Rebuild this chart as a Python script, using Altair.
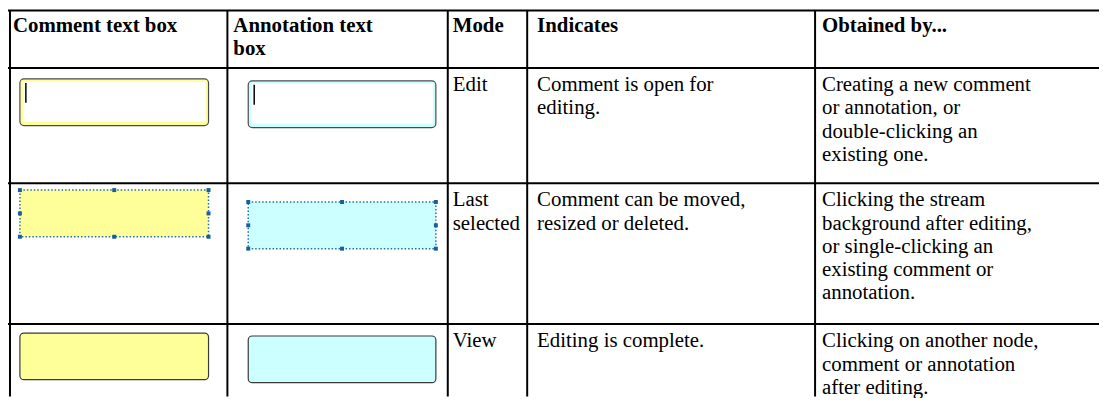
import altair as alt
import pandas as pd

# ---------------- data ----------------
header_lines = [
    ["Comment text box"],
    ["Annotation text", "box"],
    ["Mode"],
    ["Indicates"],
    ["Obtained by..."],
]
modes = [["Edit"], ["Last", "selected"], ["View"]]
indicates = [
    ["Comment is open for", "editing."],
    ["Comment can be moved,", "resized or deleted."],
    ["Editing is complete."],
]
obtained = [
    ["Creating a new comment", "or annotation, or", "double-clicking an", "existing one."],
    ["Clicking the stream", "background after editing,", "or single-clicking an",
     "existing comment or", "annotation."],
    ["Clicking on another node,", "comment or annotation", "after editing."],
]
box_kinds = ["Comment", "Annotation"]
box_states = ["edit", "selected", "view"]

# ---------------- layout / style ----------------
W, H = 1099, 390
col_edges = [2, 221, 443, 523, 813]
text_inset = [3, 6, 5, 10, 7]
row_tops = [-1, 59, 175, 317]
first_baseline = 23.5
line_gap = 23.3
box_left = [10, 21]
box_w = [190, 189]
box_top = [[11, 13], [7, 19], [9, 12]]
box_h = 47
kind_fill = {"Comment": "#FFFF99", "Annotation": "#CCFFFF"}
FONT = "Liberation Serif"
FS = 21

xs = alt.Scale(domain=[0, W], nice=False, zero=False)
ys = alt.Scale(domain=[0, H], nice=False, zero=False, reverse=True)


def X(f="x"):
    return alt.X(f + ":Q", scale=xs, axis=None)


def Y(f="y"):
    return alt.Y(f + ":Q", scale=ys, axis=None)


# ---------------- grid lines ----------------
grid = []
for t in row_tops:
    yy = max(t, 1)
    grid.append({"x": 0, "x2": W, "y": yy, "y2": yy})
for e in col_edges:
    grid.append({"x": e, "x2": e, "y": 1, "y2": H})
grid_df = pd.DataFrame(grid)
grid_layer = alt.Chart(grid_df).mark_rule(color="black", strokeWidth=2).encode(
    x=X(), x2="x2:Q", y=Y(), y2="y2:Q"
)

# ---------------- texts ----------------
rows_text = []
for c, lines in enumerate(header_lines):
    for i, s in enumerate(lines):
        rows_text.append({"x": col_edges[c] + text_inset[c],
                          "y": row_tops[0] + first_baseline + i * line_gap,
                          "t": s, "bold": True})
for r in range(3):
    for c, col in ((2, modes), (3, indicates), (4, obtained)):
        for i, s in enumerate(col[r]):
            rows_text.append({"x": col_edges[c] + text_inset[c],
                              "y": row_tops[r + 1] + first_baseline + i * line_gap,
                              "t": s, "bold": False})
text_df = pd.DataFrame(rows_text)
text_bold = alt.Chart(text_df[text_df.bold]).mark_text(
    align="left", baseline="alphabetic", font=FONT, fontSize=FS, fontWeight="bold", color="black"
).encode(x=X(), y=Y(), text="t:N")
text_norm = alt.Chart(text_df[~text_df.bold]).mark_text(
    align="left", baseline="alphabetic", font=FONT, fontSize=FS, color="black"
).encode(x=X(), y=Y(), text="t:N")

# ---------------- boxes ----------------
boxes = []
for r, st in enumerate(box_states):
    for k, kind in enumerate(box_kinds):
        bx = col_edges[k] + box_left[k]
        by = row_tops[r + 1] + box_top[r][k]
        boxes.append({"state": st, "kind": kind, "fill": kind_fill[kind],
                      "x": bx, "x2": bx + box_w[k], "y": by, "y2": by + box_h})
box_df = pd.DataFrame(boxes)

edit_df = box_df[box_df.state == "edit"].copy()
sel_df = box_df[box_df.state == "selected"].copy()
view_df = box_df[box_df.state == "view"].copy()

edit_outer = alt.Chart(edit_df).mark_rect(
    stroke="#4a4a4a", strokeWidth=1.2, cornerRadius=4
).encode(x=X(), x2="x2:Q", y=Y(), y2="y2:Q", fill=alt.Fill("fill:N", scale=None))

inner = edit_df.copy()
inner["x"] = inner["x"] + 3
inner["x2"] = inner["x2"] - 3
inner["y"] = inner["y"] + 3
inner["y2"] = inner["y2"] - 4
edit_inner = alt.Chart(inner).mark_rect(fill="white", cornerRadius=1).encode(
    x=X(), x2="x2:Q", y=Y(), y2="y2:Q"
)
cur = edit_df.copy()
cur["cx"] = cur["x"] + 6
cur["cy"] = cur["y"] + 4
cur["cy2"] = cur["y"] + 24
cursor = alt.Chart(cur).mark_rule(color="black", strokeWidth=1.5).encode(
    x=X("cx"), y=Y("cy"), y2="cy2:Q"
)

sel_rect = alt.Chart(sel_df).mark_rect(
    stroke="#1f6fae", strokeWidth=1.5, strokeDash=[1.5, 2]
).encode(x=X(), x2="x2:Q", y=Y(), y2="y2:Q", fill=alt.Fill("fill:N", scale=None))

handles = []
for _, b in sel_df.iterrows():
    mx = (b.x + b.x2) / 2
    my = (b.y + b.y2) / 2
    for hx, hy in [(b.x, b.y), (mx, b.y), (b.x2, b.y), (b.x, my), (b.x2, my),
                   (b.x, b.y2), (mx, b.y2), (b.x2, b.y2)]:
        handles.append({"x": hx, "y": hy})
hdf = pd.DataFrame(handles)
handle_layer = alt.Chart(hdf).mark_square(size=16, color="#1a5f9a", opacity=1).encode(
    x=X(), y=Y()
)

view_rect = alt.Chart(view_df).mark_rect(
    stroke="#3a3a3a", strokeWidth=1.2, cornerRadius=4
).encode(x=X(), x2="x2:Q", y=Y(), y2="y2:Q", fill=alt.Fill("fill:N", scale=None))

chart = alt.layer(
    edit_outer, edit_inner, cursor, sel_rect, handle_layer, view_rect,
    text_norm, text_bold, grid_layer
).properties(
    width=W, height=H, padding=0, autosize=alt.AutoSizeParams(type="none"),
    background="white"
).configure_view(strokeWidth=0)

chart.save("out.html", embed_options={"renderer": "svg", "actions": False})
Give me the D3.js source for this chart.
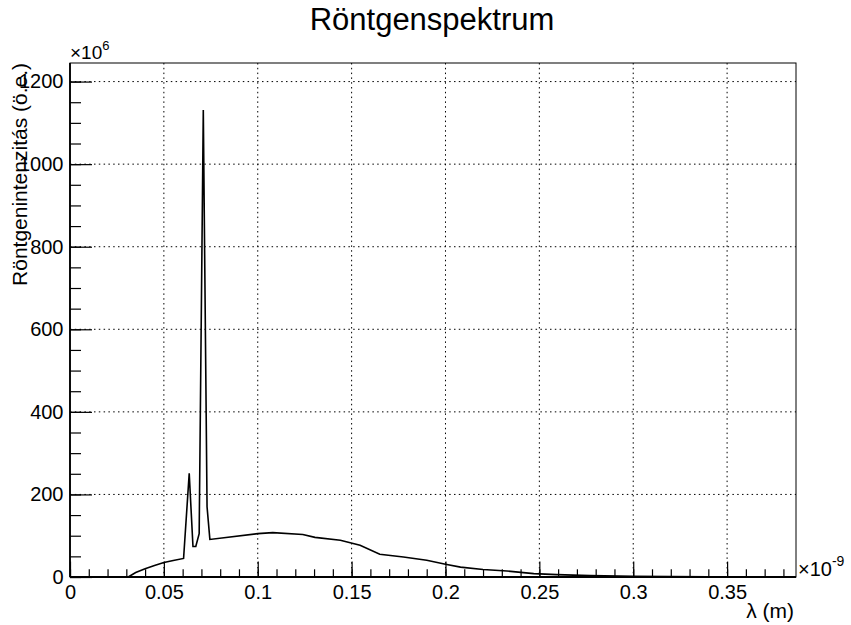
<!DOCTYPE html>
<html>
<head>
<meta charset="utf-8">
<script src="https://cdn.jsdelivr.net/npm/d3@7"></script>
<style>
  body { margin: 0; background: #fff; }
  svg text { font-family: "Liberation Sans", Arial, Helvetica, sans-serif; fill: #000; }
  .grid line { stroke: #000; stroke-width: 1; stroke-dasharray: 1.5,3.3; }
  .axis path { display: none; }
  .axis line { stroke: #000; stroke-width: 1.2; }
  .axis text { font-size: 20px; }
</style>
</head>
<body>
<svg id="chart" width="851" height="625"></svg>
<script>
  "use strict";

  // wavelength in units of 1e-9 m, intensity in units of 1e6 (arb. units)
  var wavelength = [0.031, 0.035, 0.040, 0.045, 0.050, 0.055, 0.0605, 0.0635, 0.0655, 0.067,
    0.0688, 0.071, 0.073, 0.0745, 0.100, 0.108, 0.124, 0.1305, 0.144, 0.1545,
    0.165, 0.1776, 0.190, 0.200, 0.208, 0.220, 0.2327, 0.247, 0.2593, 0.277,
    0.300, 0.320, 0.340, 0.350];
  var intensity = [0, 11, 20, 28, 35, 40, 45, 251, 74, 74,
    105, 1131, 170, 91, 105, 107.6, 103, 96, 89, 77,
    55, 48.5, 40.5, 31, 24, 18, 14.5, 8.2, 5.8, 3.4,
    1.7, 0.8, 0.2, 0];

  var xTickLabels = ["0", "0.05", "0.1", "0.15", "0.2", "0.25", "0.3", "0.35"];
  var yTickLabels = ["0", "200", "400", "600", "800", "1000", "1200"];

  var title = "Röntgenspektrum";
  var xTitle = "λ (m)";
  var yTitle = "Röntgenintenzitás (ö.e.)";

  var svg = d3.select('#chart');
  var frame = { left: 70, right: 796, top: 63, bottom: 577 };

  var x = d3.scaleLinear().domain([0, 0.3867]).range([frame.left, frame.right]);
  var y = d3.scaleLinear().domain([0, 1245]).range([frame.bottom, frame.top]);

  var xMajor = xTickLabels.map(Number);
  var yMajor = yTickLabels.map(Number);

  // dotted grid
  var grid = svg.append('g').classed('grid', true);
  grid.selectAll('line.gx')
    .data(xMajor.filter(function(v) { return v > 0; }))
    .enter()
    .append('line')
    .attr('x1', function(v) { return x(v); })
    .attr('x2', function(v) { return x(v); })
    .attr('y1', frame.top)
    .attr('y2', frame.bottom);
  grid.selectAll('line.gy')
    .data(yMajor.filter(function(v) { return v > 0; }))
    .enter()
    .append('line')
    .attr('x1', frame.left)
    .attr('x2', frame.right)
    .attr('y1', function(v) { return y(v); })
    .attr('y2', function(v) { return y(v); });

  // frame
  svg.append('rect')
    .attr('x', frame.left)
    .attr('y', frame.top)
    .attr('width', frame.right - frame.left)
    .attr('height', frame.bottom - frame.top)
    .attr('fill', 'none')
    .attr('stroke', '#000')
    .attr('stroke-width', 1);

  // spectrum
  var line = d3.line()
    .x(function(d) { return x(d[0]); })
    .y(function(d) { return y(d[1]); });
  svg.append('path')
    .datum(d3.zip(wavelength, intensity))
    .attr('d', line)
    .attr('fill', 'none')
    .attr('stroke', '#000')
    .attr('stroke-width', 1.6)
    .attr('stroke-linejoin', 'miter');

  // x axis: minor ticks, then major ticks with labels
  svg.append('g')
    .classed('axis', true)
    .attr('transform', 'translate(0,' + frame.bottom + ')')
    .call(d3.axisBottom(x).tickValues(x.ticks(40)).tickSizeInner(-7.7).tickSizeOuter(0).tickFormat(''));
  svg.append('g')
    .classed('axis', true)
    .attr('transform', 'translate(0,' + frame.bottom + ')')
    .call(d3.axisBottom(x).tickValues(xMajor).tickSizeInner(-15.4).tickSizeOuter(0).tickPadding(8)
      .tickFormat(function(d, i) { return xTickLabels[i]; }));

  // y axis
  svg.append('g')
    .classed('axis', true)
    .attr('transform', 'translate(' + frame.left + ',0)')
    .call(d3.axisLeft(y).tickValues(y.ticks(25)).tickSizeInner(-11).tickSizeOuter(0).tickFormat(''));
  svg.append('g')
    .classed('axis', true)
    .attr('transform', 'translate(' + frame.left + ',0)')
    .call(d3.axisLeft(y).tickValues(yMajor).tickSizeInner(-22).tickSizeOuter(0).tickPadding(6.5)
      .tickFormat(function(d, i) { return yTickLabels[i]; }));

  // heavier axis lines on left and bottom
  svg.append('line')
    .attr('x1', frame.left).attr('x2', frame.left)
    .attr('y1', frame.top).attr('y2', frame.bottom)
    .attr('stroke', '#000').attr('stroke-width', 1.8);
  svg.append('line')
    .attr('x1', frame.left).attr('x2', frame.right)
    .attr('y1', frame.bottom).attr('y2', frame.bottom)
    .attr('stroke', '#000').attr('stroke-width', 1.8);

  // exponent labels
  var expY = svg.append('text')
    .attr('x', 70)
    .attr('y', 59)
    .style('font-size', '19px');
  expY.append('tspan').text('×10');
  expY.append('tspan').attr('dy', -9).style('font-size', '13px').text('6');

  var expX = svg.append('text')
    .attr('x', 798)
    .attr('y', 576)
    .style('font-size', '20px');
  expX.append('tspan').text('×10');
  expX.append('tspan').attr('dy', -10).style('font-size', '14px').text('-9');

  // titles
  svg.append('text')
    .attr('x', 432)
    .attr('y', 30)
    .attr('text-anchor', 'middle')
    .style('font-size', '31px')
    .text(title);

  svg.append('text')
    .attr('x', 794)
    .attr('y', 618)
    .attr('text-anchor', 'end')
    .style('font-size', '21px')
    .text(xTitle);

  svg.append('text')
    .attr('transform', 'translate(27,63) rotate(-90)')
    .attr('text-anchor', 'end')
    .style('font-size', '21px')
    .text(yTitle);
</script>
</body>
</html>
===
◆ **What you are asked to do**
Return the material line for line, from its beginning to the line that contains "import pandas as pd", with the pictures left out.

◆ **Problem solution**
Rebuild this chart as a Python script, using Altair.
import altair as alt
import pandas as pd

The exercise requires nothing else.